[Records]
--------------------

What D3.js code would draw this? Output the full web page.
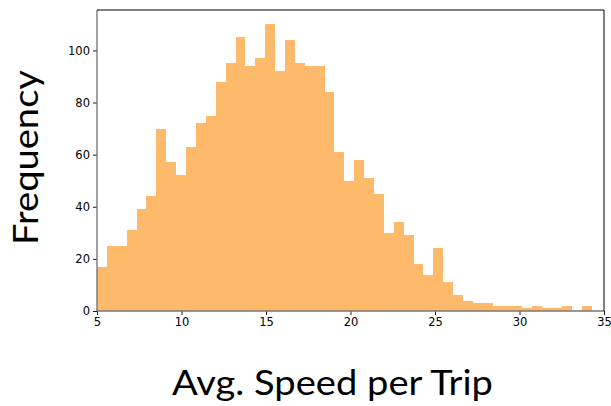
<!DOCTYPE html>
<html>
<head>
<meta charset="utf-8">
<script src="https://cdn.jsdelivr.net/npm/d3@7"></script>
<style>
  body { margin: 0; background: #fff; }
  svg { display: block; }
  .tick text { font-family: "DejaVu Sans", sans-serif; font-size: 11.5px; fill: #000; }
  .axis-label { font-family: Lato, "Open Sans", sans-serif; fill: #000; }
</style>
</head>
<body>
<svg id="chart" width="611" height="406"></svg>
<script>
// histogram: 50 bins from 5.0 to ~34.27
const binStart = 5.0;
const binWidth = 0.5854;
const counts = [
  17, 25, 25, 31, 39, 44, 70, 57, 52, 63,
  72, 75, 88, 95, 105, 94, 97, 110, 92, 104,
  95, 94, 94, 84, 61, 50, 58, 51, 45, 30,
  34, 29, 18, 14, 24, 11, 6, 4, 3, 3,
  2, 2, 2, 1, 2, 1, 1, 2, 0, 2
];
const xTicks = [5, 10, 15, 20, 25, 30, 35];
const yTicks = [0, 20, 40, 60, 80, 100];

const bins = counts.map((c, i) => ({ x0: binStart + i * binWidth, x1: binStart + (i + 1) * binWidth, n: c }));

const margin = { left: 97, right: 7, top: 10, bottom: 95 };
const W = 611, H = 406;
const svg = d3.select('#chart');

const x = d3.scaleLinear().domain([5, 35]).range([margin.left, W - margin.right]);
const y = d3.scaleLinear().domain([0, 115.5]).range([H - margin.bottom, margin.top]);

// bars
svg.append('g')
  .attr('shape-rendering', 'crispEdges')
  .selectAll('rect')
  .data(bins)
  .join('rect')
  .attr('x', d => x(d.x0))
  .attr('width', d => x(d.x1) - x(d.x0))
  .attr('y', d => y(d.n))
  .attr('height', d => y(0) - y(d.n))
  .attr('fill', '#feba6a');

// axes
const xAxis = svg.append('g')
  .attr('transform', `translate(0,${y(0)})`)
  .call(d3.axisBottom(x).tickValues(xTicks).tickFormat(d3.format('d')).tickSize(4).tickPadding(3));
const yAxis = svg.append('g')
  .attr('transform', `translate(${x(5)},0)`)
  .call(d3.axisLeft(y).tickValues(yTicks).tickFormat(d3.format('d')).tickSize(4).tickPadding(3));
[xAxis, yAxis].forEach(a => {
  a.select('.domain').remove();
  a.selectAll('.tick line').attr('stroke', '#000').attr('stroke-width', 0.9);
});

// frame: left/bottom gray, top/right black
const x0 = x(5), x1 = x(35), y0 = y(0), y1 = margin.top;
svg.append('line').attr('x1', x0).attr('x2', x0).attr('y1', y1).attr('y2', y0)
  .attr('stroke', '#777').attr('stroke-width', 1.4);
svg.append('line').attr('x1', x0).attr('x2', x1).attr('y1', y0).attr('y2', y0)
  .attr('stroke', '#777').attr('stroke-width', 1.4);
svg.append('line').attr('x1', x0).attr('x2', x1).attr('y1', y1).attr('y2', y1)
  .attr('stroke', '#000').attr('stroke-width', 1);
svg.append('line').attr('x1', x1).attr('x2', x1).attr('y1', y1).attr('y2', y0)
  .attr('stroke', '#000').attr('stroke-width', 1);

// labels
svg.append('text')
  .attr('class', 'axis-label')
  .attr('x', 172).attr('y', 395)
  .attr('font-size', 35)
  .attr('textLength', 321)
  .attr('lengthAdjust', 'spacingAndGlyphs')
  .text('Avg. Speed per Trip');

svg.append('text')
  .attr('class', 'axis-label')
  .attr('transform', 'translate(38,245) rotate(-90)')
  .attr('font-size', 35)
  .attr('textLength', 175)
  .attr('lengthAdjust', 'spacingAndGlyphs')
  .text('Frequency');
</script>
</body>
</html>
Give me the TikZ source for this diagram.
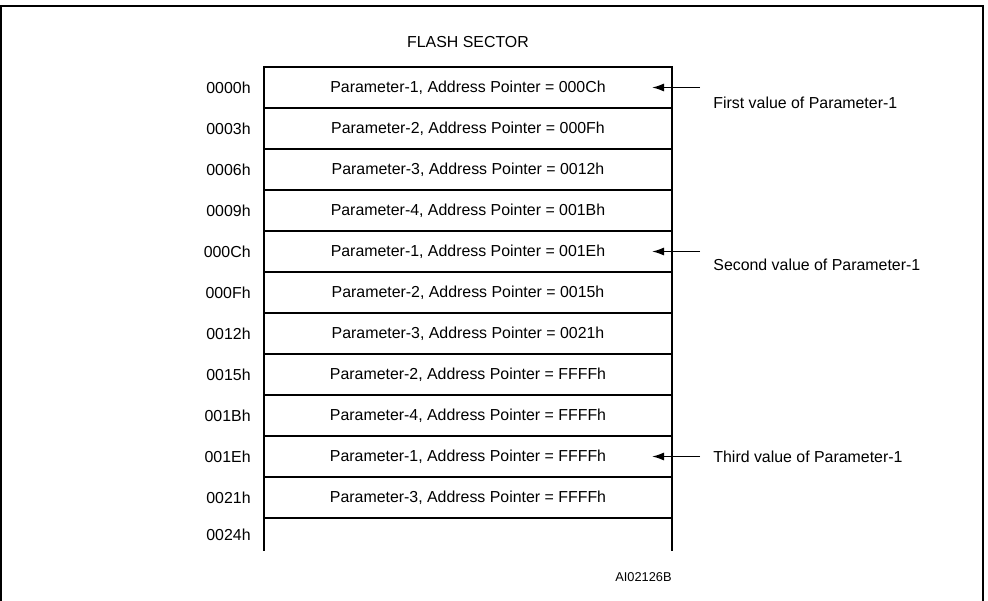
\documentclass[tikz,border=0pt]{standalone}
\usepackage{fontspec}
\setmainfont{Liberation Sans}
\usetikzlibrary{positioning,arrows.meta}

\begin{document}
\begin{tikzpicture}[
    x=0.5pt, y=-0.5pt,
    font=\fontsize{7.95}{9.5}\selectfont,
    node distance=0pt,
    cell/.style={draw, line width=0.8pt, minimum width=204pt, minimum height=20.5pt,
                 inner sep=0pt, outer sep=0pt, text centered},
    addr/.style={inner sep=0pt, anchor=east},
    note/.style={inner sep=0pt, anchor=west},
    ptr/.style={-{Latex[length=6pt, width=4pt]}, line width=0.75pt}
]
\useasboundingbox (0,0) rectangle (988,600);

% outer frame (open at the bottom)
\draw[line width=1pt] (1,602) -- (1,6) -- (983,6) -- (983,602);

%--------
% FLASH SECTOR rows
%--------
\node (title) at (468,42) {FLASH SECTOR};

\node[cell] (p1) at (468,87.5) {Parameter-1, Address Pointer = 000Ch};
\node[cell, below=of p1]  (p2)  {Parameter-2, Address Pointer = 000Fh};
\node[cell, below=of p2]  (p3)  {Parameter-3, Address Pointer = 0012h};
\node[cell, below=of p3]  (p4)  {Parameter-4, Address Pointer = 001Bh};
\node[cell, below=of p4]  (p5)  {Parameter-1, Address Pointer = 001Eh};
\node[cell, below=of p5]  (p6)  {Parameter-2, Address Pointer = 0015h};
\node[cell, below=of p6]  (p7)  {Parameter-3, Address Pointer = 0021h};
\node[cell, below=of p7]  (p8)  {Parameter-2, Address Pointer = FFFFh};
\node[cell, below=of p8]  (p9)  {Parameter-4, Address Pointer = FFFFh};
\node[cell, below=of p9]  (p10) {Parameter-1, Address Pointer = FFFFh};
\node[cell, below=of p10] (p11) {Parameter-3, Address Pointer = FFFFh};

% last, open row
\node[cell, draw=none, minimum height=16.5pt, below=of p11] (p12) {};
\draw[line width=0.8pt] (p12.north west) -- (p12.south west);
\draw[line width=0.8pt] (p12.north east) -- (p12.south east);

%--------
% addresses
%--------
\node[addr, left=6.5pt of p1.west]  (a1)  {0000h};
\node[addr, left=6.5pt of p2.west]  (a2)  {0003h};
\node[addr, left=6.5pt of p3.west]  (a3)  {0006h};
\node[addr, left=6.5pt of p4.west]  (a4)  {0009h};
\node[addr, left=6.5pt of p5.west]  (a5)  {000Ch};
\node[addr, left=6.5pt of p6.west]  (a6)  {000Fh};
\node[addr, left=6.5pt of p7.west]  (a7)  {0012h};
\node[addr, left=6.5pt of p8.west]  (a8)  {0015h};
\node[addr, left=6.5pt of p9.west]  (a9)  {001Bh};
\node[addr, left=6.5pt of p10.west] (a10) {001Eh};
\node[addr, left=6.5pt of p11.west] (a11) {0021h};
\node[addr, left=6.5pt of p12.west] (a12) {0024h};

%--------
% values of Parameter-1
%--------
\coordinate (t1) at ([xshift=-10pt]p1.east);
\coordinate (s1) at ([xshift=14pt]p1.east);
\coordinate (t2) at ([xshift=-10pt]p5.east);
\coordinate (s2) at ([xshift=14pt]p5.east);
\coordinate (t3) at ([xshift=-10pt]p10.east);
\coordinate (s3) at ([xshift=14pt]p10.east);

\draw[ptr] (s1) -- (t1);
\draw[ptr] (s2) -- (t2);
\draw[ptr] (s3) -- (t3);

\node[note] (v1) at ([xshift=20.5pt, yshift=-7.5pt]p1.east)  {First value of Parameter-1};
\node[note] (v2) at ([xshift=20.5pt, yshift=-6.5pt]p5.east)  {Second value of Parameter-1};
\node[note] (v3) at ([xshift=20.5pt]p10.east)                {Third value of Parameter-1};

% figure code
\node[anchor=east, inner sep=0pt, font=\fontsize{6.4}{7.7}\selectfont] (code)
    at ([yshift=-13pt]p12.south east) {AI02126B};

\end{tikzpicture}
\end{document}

--------------------

_Task details_. Give again, word for word, every line from the top of the data above to the line holding "const y = d3.scaleLinear().domain([0, 115.5]).range([H", inclusive, with the pictures left out.

_Final answer_.
What D3.js code would draw this? Output the full web page.
<!DOCTYPE html>
<html>
<head>
<meta charset="utf-8">
<script src="https://cdn.jsdelivr.net/npm/d3@7"></script>
<style>
  body { margin: 0; background: #fff; }
  svg { display: block; }
  .tick text { font-family: "DejaVu Sans", sans-serif; font-size: 11.5px; fill: #000; }
  .axis-label { font-family: Lato, "Open Sans", sans-serif; fill: #000; }
</style>
</head>
<body>
<svg id="chart" width="611" height="406"></svg>
<script>
// histogram: 50 bins from 5.0 to ~34.27
const binStart = 5.0;
const binWidth = 0.5854;
const counts = [
  17, 25, 25, 31, 39, 44, 70, 57, 52, 63,
  72, 75, 88, 95, 105, 94, 97, 110, 92, 104,
  95, 94, 94, 84, 61, 50, 58, 51, 45, 30,
  34, 29, 18, 14, 24, 11, 6, 4, 3, 3,
  2, 2, 2, 1, 2, 1, 1, 2, 0, 2
];
const xTicks = [5, 10, 15, 20, 25, 30, 35];
const yTicks = [0, 20, 40, 60, 80, 100];

const bins = counts.map((c, i) => ({ x0: binStart + i * binWidth, x1: binStart + (i + 1) * binWidth, n: c }));

const margin = { left: 97, right: 7, top: 10, bottom: 95 };
const W = 611, H = 406;
const svg = d3.select('#chart');

const x = d3.scaleLinear().domain([5, 35]).range([margin.left, W - margin.right]);
const y = d3.scaleLinear().domain([0, 115.5]).range([H - margin.bottom, margin.top]);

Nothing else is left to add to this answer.